ISTANBUL — Istanbul’s Fashion Week went ahead, against the backdrop of an emergency rule that the Turkish government declared after the failed coup on July 15, which left 240 people dead, thousands injured and more than 32,000 arrested and awaiting trial.
Organizers held out hope for the glamour of the setting — the Zorlu Performance Center at the upmarket shopping mall — would spread an air of normality among consumers after months of despair over the coup attempt, a series of terror attacks prior to that and an ongoing military operation against the Islamic State across the country’s southern borders.
Tourism has dropped dramatically and the industry weathered its worst summer in 25 years — not only due to chilling effects of the coup but also after a seven-month long diplomatic dispute with Russia, Turkey’s leading tourism and textile partner, ultimately hurting the Turkish apparel industry.
Lug Von Siga and Arzu Kaprol launched their spring collections, sharing the catwalk with promising and established designers such as Bahar Korcan with her Toz (Dust, in English) collection.
The five-day schedule, which opened Tuesday, represents a vital window for upcoming Turkish designers that wished to open up to global markets.
This year, it also seemed an orchestrated effort to help mend the country’s image and motivate the Turkish apparel industry at a time when investors remain concerned about plummeting sales.

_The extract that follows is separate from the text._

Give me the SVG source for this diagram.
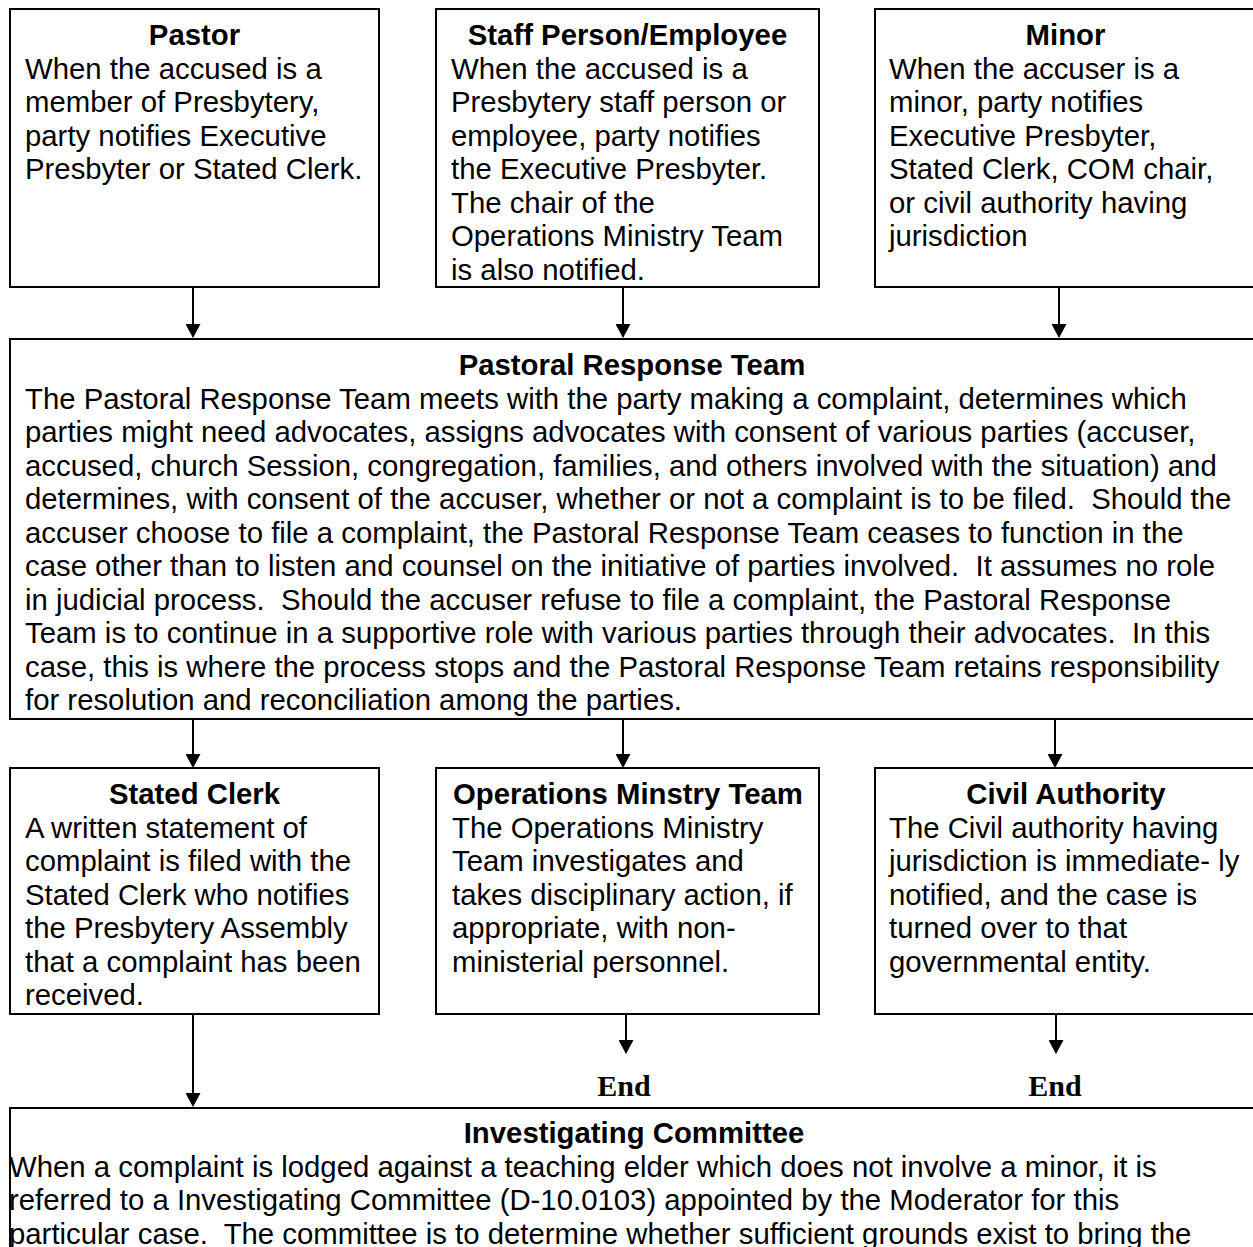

“Despite all odds, continuation of this international organization in professionalism and its increasing appeal for both local and international players of the industry each season are very positive for Turkey,” asserted Sükrü Bekdikhan, director of marketing and sales for Mercedes-Benz, the title sponsor of the event. “It makes all of us proud that Turkey’s name is associated with events as such, and Turkish design is introduced to the world and Istanbul is positioned as a fashion capital.”
Textile investors have suffered a major deadlock after many international buyers canceled their trips for security reasons and raised questions about the safety of their investments.
In a rare public event in August, the Istanbul Apparel Exporters Association showcased a collaboration with local representatives of H&M, Inditex, Nike and others with over $4 billion purchasing capacity in Turkey to deter concerns and ease the scars of the coup attempt.
Although authorities confiscated several Turkish textile firms for their alleged links with the Islamic Fethullah Gulen network that the government claimed was behind the coup plan, Hikmet Tanriverdi, the president of IHKIB, called impacts of the seizure limited and offered reassurances that the sector was up and running in its full capacity.
Others see a need to repair misconceptions about security conditions in the country and the sector’s resilience to prevent further losses.
“We need to go and explain to foreign buyers in person that news does not reflect the reality on the ground and that our production has not been hurt by the coup attempt,” said Esra Ercan, director of Spring Near-East Manufacturing in Turkey.
“We have to convince them not to cancel their trips which are crucial to our well-being. They would order 10 pieces at a distance but purchase 100 if they come to a show — it’s that critical.”
Bekdikhan said there was no decline in the number of foreign buyers attending this year’s edition of The Core Istanbul, a platform within the fashion week organization that connect buyers from retailers like Harvey Nichols in Rihyadh, Darwish Group in Qatar and Day & Night of St. Petersburg.
Scores of shops in shopping malls and busy shopping streets like Istiklal and Bagdat have closed in the face of plummeting sales and aggressive promotions.
In Istanbul’s famous 561-year-old Grand Bazaar alone, 600 shops out of 3,600 were shut down, with 900 more expected to shutter by the end of the year, according to news reports.
“Increases in costs due to hiking foreign currency rates, decline in tourism and a rise in terror incidents affected the retail sector very badly,” said Sinan Oncel, the deputy director of Turkey’s Joint Brands Association, in reference to a letter addressed to the Association of Shopping Mall Investors in August asking for discount in rents.
“In Istiklal and Bagdat Streets, high rents and not having business for two to three months forced many to close their doors.”
Clothing stores in Zorlu Center were happy on Wednesday that fashion week brought an end to the stalemate.
“Events like the Istanbul Fashion Week make people feel like life is back to normal and that the painful period is over,” said Fatma Sahin, an employee at the Dolce & Gabbana shop in Zorlu Center, adding that the boutique had barely had any business until the first week of September in the absence of Arab and Russian tourists.
“It might be still slow compared to the opening of the new season last year, however, social media alerts, coverage in the written media all helped the normalization period,” she said. “People are craving normality and their routines to be reinstated.”